Había entonces un abismo. Ese que engulle a la gente donde se termina el mundo. No a toda. Sólo a la que sobra. De cómo funciona esa mecánica trata Las venas abiertas de América Latina (1971), de Eduardo Galeano. El libro uruguayo más vendido de la historia cumple este año medio siglo de ediciones y reimpresiones permanentes. La editorial Siglo XXI lo festeja con una edición que logra lo imposible: agregar verdaderamente algo. No un prólogo, no un estudio, no un inútil conjunto de paratextos conmemorativos y laudatorios. Lo nuevo son dibujos de Juan Matías Loiseau, más conocido como Tute.

Es habitual, y justo, decir que el buen trabajo plástico en un libro no ilustra sino que dialoga. Aquí es así, pero un poco diferente. O, si dialoga, Tute no lo hace con el texto de Eduardo Galeano, sino con el lector. Le propone situarse en un punto de vista y, desde ahí, leer juntos.

La primera viñeta que aparece en el libro es un mapa de América Latina del que la gente cae hacia el abismo. No hay humor sino vértigo. Es como si Tute dijera: esto fue serio y se pagó con sangre. Pero enseguida suaviza el tono. El punto ya fue planteado, así que ahora podemos dejar que el horror fluya por la comisura del gesto de la ironía. Esa ironía fina que fue una de las marcas de fábrica de Galeano, de cuya muerte hoy se cumplen seis años.

Foto del artículo 'Galeano según Tute: 50 años de Las venas abiertas de América Latina'

El leitmotiv gráfico de las páginas siguientes es el cara a cara entre los conquistadores y los indígenas. Un cara a cara pautado por una mutua estupefacción, como si el estilo de humor de Buster Keaton fuera llevado al papel.
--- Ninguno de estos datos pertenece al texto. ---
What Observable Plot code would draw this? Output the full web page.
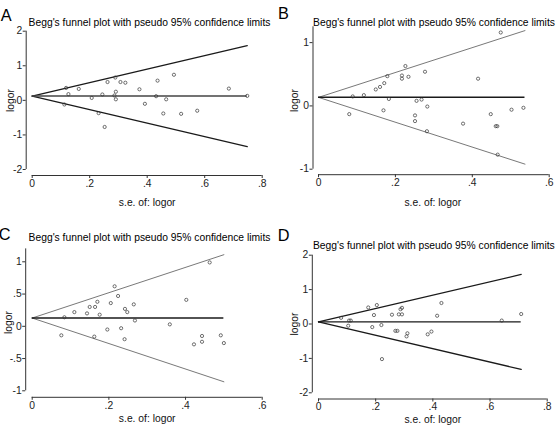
<!DOCTYPE html>
<html><head><meta charset="utf-8">
<script src="https://cdn.jsdelivr.net/npm/d3@7"></script>
<script src="https://cdn.jsdelivr.net/npm/@observablehq/plot@0.6"></script>
<style>
html,body{margin:0;padding:0;background:#fff;}
#wrap{position:relative;width:556px;height:425px;overflow:hidden;background:#fff;}
.panel{position:absolute;}
.panel svg{display:block;}
</style></head><body><div id="wrap"></div>
<script>
// ---- Panel A ----
const seA = [0.112,0.118,0.126,0.162,0.207,0.231,0.244,0.252,0.262,0.289,0.286,0.291,0.291,0.307,0.324,0.373,0.392,0.431,0.436,0.456,0.466,0.493,0.518,0.574,0.684,0.748];
const logorA = [-0.12,0.36,0.18,0.33,0.07,-0.37,0.17,-0.77,0.53,0.66,0.14,0.25,0.03,0.53,0.51,0.32,-0.10,0.12,0.57,-0.38,0.03,0.74,-0.39,-0.30,0.34,0.13];
const funnelSeA = [0, 0.748];
const upperA = [0.125, 1.58];
const lowerA = [0.125, -1.34];
const pooledA = 0.125;
const xTicksA = [0, 0.2, 0.4, 0.6, 0.8];
const yTicksA = [-2, -1, 0, 1, 2];

// ---- Panel B ----
const seB = [0.080,0.089,0.118,0.149,0.160,0.171,0.169,0.179,0.183,0.217,0.217,0.226,0.234,0.251,0.251,0.255,0.268,0.277,0.283,0.282,0.376,0.415,0.448,0.461,0.465,0.474,0.466,0.502,0.533];
const logorB = [-0.13,0.15,0.17,0.26,0.30,0.36,-0.07,0.47,0.11,0.48,0.43,0.63,0.46,-0.15,-0.24,0.08,0.10,0.54,-0.01,-0.40,-0.28,0.43,-0.13,-0.32,-0.32,1.16,-0.77,-0.06,-0.03];
const funnelSeB = [0, 0.537];
const upperB = [0.135, 1.19];
const lowerB = [0.135, -0.92];
const pooledB = 0.135;
const xTicksB = [0, 0.2, 0.4, 0.6];
const yTicksB = [-1, 0, 1];

// ---- Panel C ----
const seC = [0.076,0.084,0.110,0.143,0.150,0.164,0.170,0.176,0.162,0.196,0.205,0.215,0.224,0.232,0.241,0.242,0.248,0.265,0.268,0.359,0.402,0.463,0.443,0.443,0.422,0.492,0.500];
const logorC = [-0.14,0.14,0.22,0.20,0.30,0.30,0.38,0.18,-0.16,-0.05,0.36,0.62,0.47,-0.03,-0.20,0.27,0.22,0.34,0.09,0.03,0.41,0.99,-0.15,-0.24,-0.28,-0.14,-0.26];
const funnelSeC = [0, 0.500];
const upperC = [0.128, 1.11];
const lowerC = [0.128, -0.86];
const pooledC = 0.128;
const xTicksC = [0, 0.2, 0.4, 0.6];
const yTicksC = [-1, -0.5, 0, 0.5, 1];

// ---- Panel D ----
const seD = [0.079,0.107,0.113,0.104,0.174,0.204,0.194,0.188,0.220,0.257,0.281,0.292,0.287,0.292,0.269,0.276,0.308,0.311,0.222,0.382,0.395,0.430,0.415,0.641,0.709];
const logorD = [0.18,0.10,0.10,-0.05,0.48,0.55,0.26,-0.09,-0.03,0.27,0.28,0.28,0.43,0.47,-0.20,-0.20,-0.36,-0.27,-1.02,-0.30,-0.22,0.61,0.24,0.10,0.29];
const funnelSeD = [0, 0.709];
const upperD = [0.06, 1.44];
const lowerD = [0.06, -1.32];
const pooledD = 0.06;
const xTicksD = [0, 0.2, 0.4, 0.6, 0.8];
const yTicksD = [-2, -1, 0, 1, 2];

const titleText = "Begg's funnel plot with pseudo 95% confidence limits";
const xLabel = "s.e. of: logor";
const yLabel = "logor";

const FONT = "'Liberation Sans', Arial, Helvetica, sans-serif";
const stataFmt = d => {
  if (d === 0) return "0";
  const s = String(+d.toFixed(3));
  return s.replace(/^(-?)0\./, "$1.");
};

function panel(c) {
  const pts = c.se.map((s, i) => ({se: s, lg: c.lg[i]}));
  const funnel = c.fSe.map((s, i) => ({se: s, up: c.fUp[i], lo: c.fLo[i]}));
  const at = (txt, px, py, o = {}) => Plot.text([txt], {
    text: d => d, frameAnchor: "top-left",
    dx: px - c.ml, dy: py - c.mt, textAnchor: "middle", fill: "#111", ...o
  });
  return Plot.plot({
    width: c.W, height: c.H,
    marginLeft: c.ml, marginRight: c.mr, marginTop: c.mt, marginBottom: c.mb,
    x: {domain: c.xDomain},
    y: {domain: c.yDomain},
    style: {fontFamily: FONT, fontSize: "10.3px", color: "#222", background: "white", overflow: "visible"},
    marks: [
      Plot.ruleX([c.xDomain[0]], {y1: c.yDomain[0], y2: c.yDomain[1], dx: -c.gap, stroke: "#333", strokeWidth: 1}),
      Plot.ruleY([c.yDomain[0]], {x1: c.xDomain[0], x2: c.xDomain[1], dy: c.gap, stroke: "#333", strokeWidth: 1}),
      Plot.axisY({ticks: c.yTicks, tickSize: 3, tickPadding: 1, dx: -c.gap, tickFormat: stataFmt, label: null, stroke: "#333", fill: "#222"}),
      Plot.axisX({ticks: c.xTicks, tickSize: 3, tickPadding: 1, dy: c.gap, tickFormat: stataFmt, label: null, stroke: "#333", fill: "#222"}),
      Plot.line(funnel, {x: "se", y: "up", stroke: c.fStroke, strokeWidth: c.fWidth}),
      Plot.line(funnel, {x: "se", y: "lo", stroke: c.fStroke, strokeWidth: c.fWidth}),
      Plot.ruleY([c.pooled], {x1: c.fSe[0], x2: c.fSe[1], stroke: c.pStroke, strokeWidth: c.pWidth}),
      Plot.dot(pts, {x: "se", y: "lg", r: 1.6, stroke: "#333", strokeWidth: 0.7, fill: "none"}),
      at(c.letter, c.letterPos[0], c.letterPos[1], {fontSize: 16.3, fill: "#000"}),
      at(titleText, c.titlePos[0], c.titlePos[1], {fill: "#000"}),
      at(xLabel, c.xlabPos[0], c.xlabPos[1]),
      at(yLabel, c.ylabPos[0], c.ylabPos[1], {rotate: -90})
    ]
  });
}

const panels = [
  {left: 0, top: 0, letter: "A", se: seA, lg: logorA, fSe: funnelSeA, fUp: upperA, fLo: lowerA, pooled: pooledA,
   xDomain: [0, 0.8], yDomain: [-2, 2], xTicks: xTicksA, yTicks: yTicksA,
   W: 278, H: 212, ml: 31.7, mr: 16.3, mt: 30.7, mb: 43, gap: 6,
   letterPos: [5.8, 9.2], titlePos: [149, 18], ylabPos: [6, 100], xlabPos: [146.7, 198],
   fStroke: "#1a1a1a", fWidth: 1.3, pStroke: "#444", pWidth: 1.5},
  {left: 278, top: 0, letter: "B", se: seB, lg: logorB, fSe: funnelSeB, fUp: upperB, fLo: lowerB, pooled: pooledB,
   xDomain: [0, 0.6], yDomain: [-1, 1.25], xTicks: xTicksB, yTicks: yTicksB,
   W: 278, H: 212, ml: 40, mr: 7.3, mt: 26.3, mb: 43.3, gap: 5.5,
   letterPos: [5, 6.7], titlePos: [155.5, 18.3], ylabPos: [11.7, 100], xlabPos: [154.3, 198],
   fStroke: "#555", fWidth: 0.8, pStroke: "#1a1a1a", pWidth: 1.5},
  {left: 0, top: 212, letter: "C", se: seC, lg: logorC, fSe: funnelSeC, fUp: upperC, fLo: lowerC, pooled: pooledC,
   xDomain: [0, 0.6], yDomain: [-1, 1.2], xTicks: xTicksC, yTicks: yTicksC,
   W: 278, H: 213, ml: 31.7, mr: 16.3, mt: 36.4, mb: 34.7, gap: 6.5,
   letterPos: [4.2, 15.8], titlePos: [149, 21], ylabPos: [3.8, 110], xlabPos: [146.7, 202.5],
   fStroke: "#555", fWidth: 0.8, pStroke: "#1a1a1a", pWidth: 1.5},
  {left: 278, top: 212, letter: "D", se: seD, lg: logorD, fSe: funnelSeD, fUp: upperD, fLo: lowerD, pooled: pooledD,
   xDomain: [0, 0.8], yDomain: [-2, 2], xTicks: xTicksD, yTicks: yTicksD,
   W: 278, H: 213, ml: 40, mr: 9.3, mt: 42.7, mb: 32.7, gap: 6.2,
   letterPos: [5, 16.7], titlePos: [155.3, 29.3], ylabPos: [11.7, 111.5], xlabPos: [154.3, 203],
   fStroke: "#1a1a1a", fWidth: 1.3, pStroke: "#1a1a1a", pWidth: 1.3}
];

const wrap = document.getElementById("wrap");
for (const p of panels) {
  const div = document.createElement("div");
  div.className = "panel";
  div.style.left = p.left + "px";
  div.style.top = p.top + "px";
  div.appendChild(panel(p));
  wrap.appendChild(div);
}
</script></body></html>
El conquistador tiene una ferocidad que está en su acción más que en su prestancia, y a través de esta postura Tute nos recuerda que es posible graficar un genocidio haciendo hipar una sonrisa, como enseñó Quino.

Si está el lugar común de la espada con empuñadura coronada en cruz atravesando el mapa sangrante, el dibujante logra, en el otro extremo, evitarlo en el filo de la navaja: otro mapa, prendido fuego, con una pirómana Estatua de la Libertad.

A medida que el lector avanza en el libro ‒y vuelve a comprobar su brillante prosa y su hipnótica vigencia de crónica imperfecta‒, descubre que, en algún punto, el trabajo de Tute se ha hecho algo más oscuro. Más críptico, incluso. Es la irrupción de sus raros caballos, quizá circenses. Después llegan esas cabezas antropófagas que preludian el hormigón de la banca y las corporaciones, un poder que no atraviesa sino que aplasta.

Cuando al final vuelven los caballos, ahora en un único ejemplar encabritado, algún lector pensará en aquellos centauros de Anhelo Hernández, aunque su trazo sea tan distinto. Y ahí comprenderá que Tute no ilustró ni dialogó ni reinterpretó (aunque haya hecho, también, todo eso) sino que acaba de acompañarlo ‒en una lectura más crítica pero igual de estremecida‒ a regresar a un libro que tiene que leerse al menos dos veces en la vida.